Quest’ultima conclusione sembrerebbe avallata anche dalla lettura della risposta a interpello n. 325 del 9 settembre 2020 ove si afferma che “il fornitore che applica uno sconto “parziale” acquisirà un credito d’imposta calcolato sull’importo dello sconto applicato”.
Inoltre, posto che l’intento sotteso alla fissazione dell’aliquota del 110% è quello di permettere il trasferimento del beneficio con uno sconto finalizzato a remunerare l’onere finanziario di attualizzazione del beneficio derivante dal recupero del credito di imposta in 5 anni, tale fine verrebbe certamente raggiunto nell’ipotesi di cessione della detrazione da parte del contribuente a banche e intermediari finanziari – ad un prezzo per esempio di 100 a fronte di un credito di imposta pari a 110 – ma potrebbe dirsi raggiunto se, secondo la soluzione indicata nel provvedimento n. 283847, il beneficio fosse ceduto al fornitore sotto forma di sconto.

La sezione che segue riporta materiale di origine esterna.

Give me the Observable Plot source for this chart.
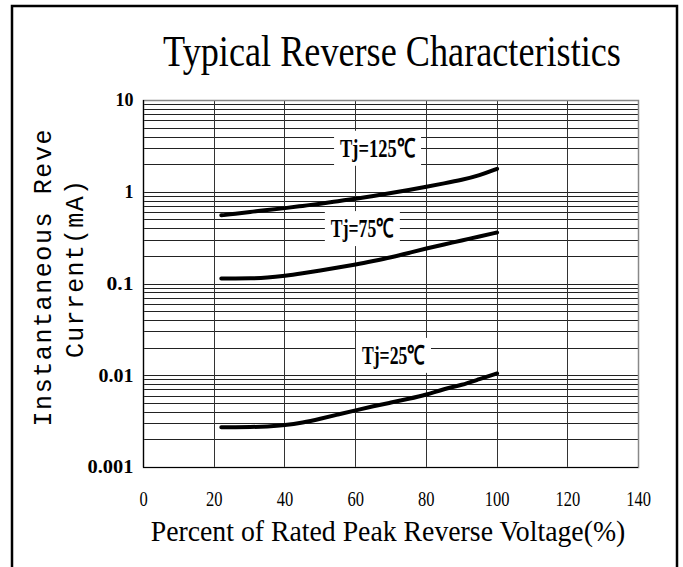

Detrazione inferiore al110%: le scritture contabili dello sconto
Le modalità applicative appena descritte si ripropongono a fronte della monetizzazione di detrazioni inferiori al 110%.
Si ipotizzi che nell’esempio di cui sopra, a fronte di spese agevolabili per 30.000 (IVA compresa), spetti una detrazione pari al 65%.
È evidente che nel caso di detrazione diversa dal 110% l’applicazione della normativa dovrebbe essere quella imposta dal provvedimento, vale a dire la concessione di uno sconto pari al credito di imposta utilizzabile nei periodi di imposta successivi (i.e. 19.500 = 65% di 30.000).